Warum kann da die Opposition nicht einspringen, die Linkspartei, die Grünen, zusammen mit weiteren in anderen Parteien beheimateten Gleichgesinnten? Die Linken und konservative Themen - das ist tatsächlich auf den zweiten Blick schlüssiger als auf den ersten. Die Linken, egal in welcher Partei, sind nicht der Politik der Kommerzialisierung verfallen. Deshalb sind sie geeignet, diese Themen in die Hand zu nehmen, ohne dass diese in Gefahr geraten, zu weiteren Elementen einer platten Ökonomisierung zu verkommen. Es sind Themen, bei denen sich linke kapitalismuskritische Perspektiven und Wertvorstellungen mit konservativen, mit christlich-konservativen treffen: beispielsweise Bildung als Bürgerrecht und nicht als Ware begreifen. Letztlich können diese genannten Themen und Projekte auch als konservative betrachtet werden, weil sie in Teilen wenigstens als Aufräumarbeit dessen verstanden werden müssen, was privatkapitalistisches Wirtschaften zerstört hat.

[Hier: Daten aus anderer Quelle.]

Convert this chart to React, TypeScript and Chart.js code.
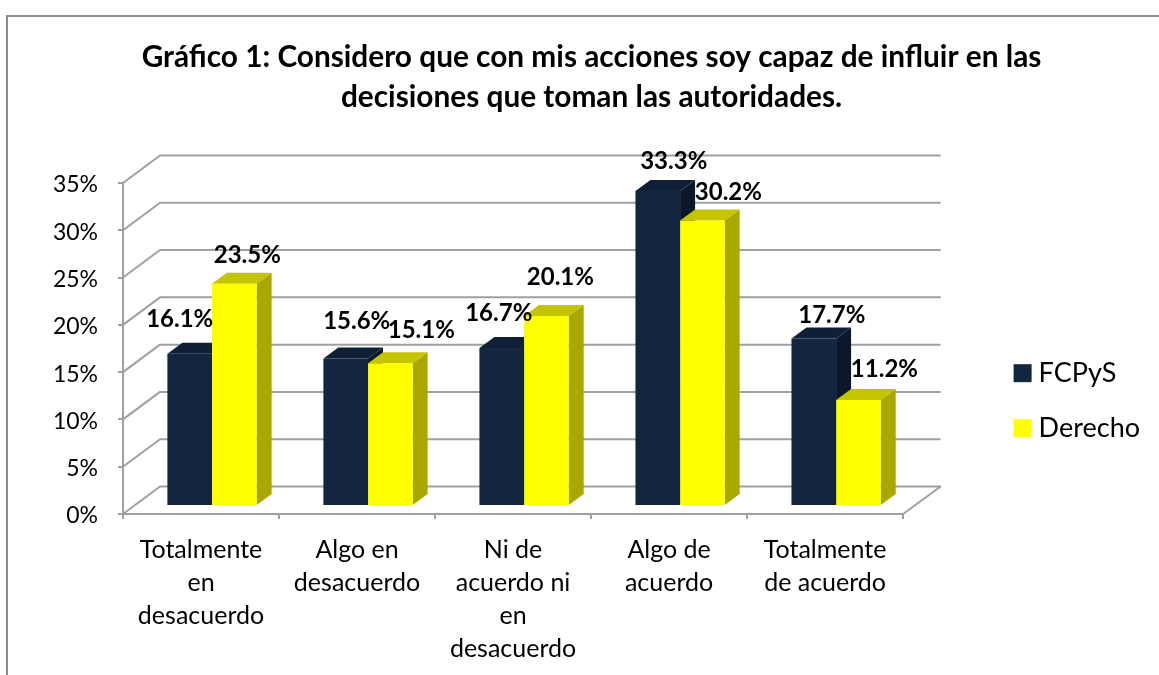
import React, { useEffect, useRef } from "react";
import { Chart, registerables } from "chart.js";

Chart.register(...registerables);

const titleLines = [
  "Gráfico 1: Considero que con mis acciones soy capaz de influir en las",
  "decisiones que toman las autoridades.",
];
const categories = [
  ["Totalmente", "en", "desacuerdo"],
  ["Algo en", "desacuerdo"],
  ["Ni de", "acuerdo ni", "en", "desacuerdo"],
  ["Algo de", "acuerdo"],
  ["Totalmente", "de acuerdo"],
];
const fcpys = [16.1, 15.6, 16.7, 33.3, 17.7];
const derecho = [23.5, 15.1, 20.1, 30.2, 11.2];
const yTicks = [0, 5, 10, 15, 20, 25, 30, 35];

const FONT = "Lato, 'Open Sans', sans-serif";
const GREY = "#a0a0a0";
const shades = [
  { front: "#12263f", top: "#0f1f36", side: "#0b172a" },
  { front: "#ffff00", top: "#c4c400", side: "#a8a800" },
];
// style: 3D geometry in pixels
const wall = { dx: 37, dy: -27.5, extraRight: 0.5 };
const barShift = { x: 11, y: -8 };
const barDepth = { x: 15, y: -11 };
// style: label nudges from each bar's top centre
const labelNudges = [
  [[-10, -34], [13, -28]],
  [[11, -37], [31, -33]],
  [[-3, -35], [14, -39]],
  [[16, -30], [26, -28]],
  [[18, -23], [26, -31]],
];

const scene = {
  id: "scene",
  beforeDraw(chart: any) {
    const ctx = chart.ctx;
    ctx.save();
    ctx.fillStyle = "#ffffff";
    ctx.fillRect(0, 0, chart.width, chart.height);
    ctx.strokeStyle = "#8c8c8c";
    ctx.lineWidth = 2;
    ctx.strokeRect(7, 16, chart.width + 20, chart.height + 20);
    ctx.restore();
  },
  beforeDatasetsDraw(chart: any) {
    const { ctx, chartArea, scales } = chart;
    const { left, right } = chartArea;
    ctx.save();
    ctx.strokeStyle = GREY;
    ctx.lineWidth = 2;
    ctx.lineJoin = "round";
    for (const t of yTicks) {
      const y = scales.y.getPixelForValue(t);
      ctx.beginPath();
      ctx.moveTo(left, y);
      ctx.lineTo(left + wall.dx, y + wall.dy);
      ctx.lineTo(right + wall.dx + wall.extraRight, y + wall.dy);
      if (t === 0) ctx.lineTo(right, y);
      ctx.stroke();
    }
    // depth faces, first series first so the next one covers it
    [0, 1].forEach((d) => {
      const bars = chart.getDatasetMeta(d).data;
      bars.forEach((b: any) => {
        const hw = b.width / 2;
        const l = b.x - hw + barShift.x;
        const r = b.x + hw + barShift.x;
        const t = b.y + barShift.y;
        const bt = b.base + barShift.y;
        ctx.fillStyle = shades[d].side;
        ctx.beginPath();
        ctx.moveTo(r, t);
        ctx.lineTo(r + barDepth.x, t + barDepth.y);
        ctx.lineTo(r + barDepth.x, bt + barDepth.y);
        ctx.lineTo(r, bt);
        ctx.closePath();
        ctx.fill();
        ctx.fillStyle = shades[d].top;
        ctx.beginPath();
        ctx.moveTo(l, t);
        ctx.lineTo(l + barDepth.x, t + barDepth.y);
        ctx.lineTo(r + barDepth.x, t + barDepth.y);
        ctx.lineTo(r, t);
        ctx.closePath();
        ctx.fill();
      });
    });
    ctx.restore();
    ctx.save();
    ctx.translate(barShift.x, barShift.y);
  },
  afterDatasetsDraw(chart: any) {
    const ctx = chart.ctx;
    ctx.restore();
    ctx.save();
    ctx.font = `bold 24px ${FONT}`;
    ctx.fillStyle = "#000000";
    ctx.textAlign = "center";
    ctx.textBaseline = "middle";
    [0, 1].forEach((d) => {
      const ds = chart.data.datasets[d];
      chart.getDatasetMeta(d).data.forEach((b: any, i: number) => {
        const [nx, ny] = labelNudges[i][d];
        ctx.fillText(`${ds.data[i].toFixed(1)}%`, b.x + barShift.x + nx, b.y + barShift.y + ny);
      });
    });
    ctx.restore();
  },
};

export default function App() {
  const ref = useRef<HTMLCanvasElement>(null);
  useEffect(() => {
    const chart = new Chart(ref.current!, {
      type: "bar",
      data: {
        labels: categories as any,
        datasets: [
          { label: "FCPyS", data: fcpys, backgroundColor: shades[0].front, borderWidth: 0, categoryPercentage: 0.572, barPercentage: 1, yAxisID: "y" },
          { label: "Derecho", data: derecho, backgroundColor: shades[1].front, borderWidth: 0, categoryPercentage: 0.572, barPercentage: 1, yAxisID: "y" },
        ],
      },
      plugins: [scene],
      options: {
        responsive: false,
        animation: false,
        layout: { padding: { left: 33, right: 9, top: 20, bottom: 11 } },
        scales: {
          x: {
            offset: true,
            grid: { drawOnChartArea: false, drawTicks: true, tickLength: 5, color: GREY, lineWidth: 2 },
            border: { color: GREY, width: 2 },
            ticks: { color: "#000000", font: { family: FONT, size: 25, lineHeight: 1.32 }, padding: 14, maxRotation: 0, autoSkip: false },
            afterFit(s: any) { s.height = 150; },
          },
          y: {
            min: 0,
            max: 35,
            position: "left",
            grid: { drawOnChartArea: false, tickLength: 5, color: GREY, lineWidth: 2 },
            border: { color: GREY, width: 2 },
            ticks: { stepSize: 5, color: "#000000", font: { family: FONT, size: 23 }, padding: 20, labelOffset: 2, callback: (v: any) => `${v}%` },
            afterFit(s: any) { s.width = 90; },
          },
          spacer: {
            position: "right",
            min: 0,
            max: 1,
            grid: { display: false, drawOnChartArea: false },
            border: { display: false },
            ticks: { display: false },
            afterFit(s: any) { s.width = 89; },
          },
        },
        plugins: {
          title: {
            display: true,
            text: titleLines,
            color: "#000000",
            font: { family: FONT, size: 29.8, weight: "bold", lineHeight: 1.342 },
            padding: { top: 17, bottom: 66 },
          },
          legend: {
            display: true,
            position: "right",
            fullSize: false,
            title: { display: true, text: " ", font: { size: 2 }, padding: 51 },
            labels: {
              usePointStyle: true,
              pointStyle: "rect",
              boxWidth: 5,
              boxHeight: 18,
              padding: 28,
              color: "#000000",
              font: { family: FONT, size: 27 },
            },
          },
          tooltip: { enabled: false },
        },
      } as any,
    });
    return () => chart.destroy();
  }, []);
  return (
    <div style={{ position: "fixed", left: 0, top: 0, width: 1159, height: 675, background: "#fff" }}>
      <canvas ref={ref} width={1159} height={675} style={{ display: "block" }} />
    </div>
  );
}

Gesellschaftliche Mehrheits-Themen bewusst aufzugreifen und ihnen die eigene Politik zu widmen, das ist eine Chance für die Linke, sie hat - im Gegensatz zu anderen politischen Kräften - auch Erfahrungen und ein Verständnis davon, wie im Parlament und zugleich außerhalb des traditionellen politischen Systems Themen-Koalitionen gebildet werden können, um diese große Koalition wenigstens programmatisch-publizistisch so zu treiben, dass sie ins Schwitzen kommt. Es wäre zugleich für die oppositionelle Linke der Versuch, sich auf einem Mittelweg zu profilieren - zwischen dem bloßen Mitmachen und dem bloßen Dagegensein.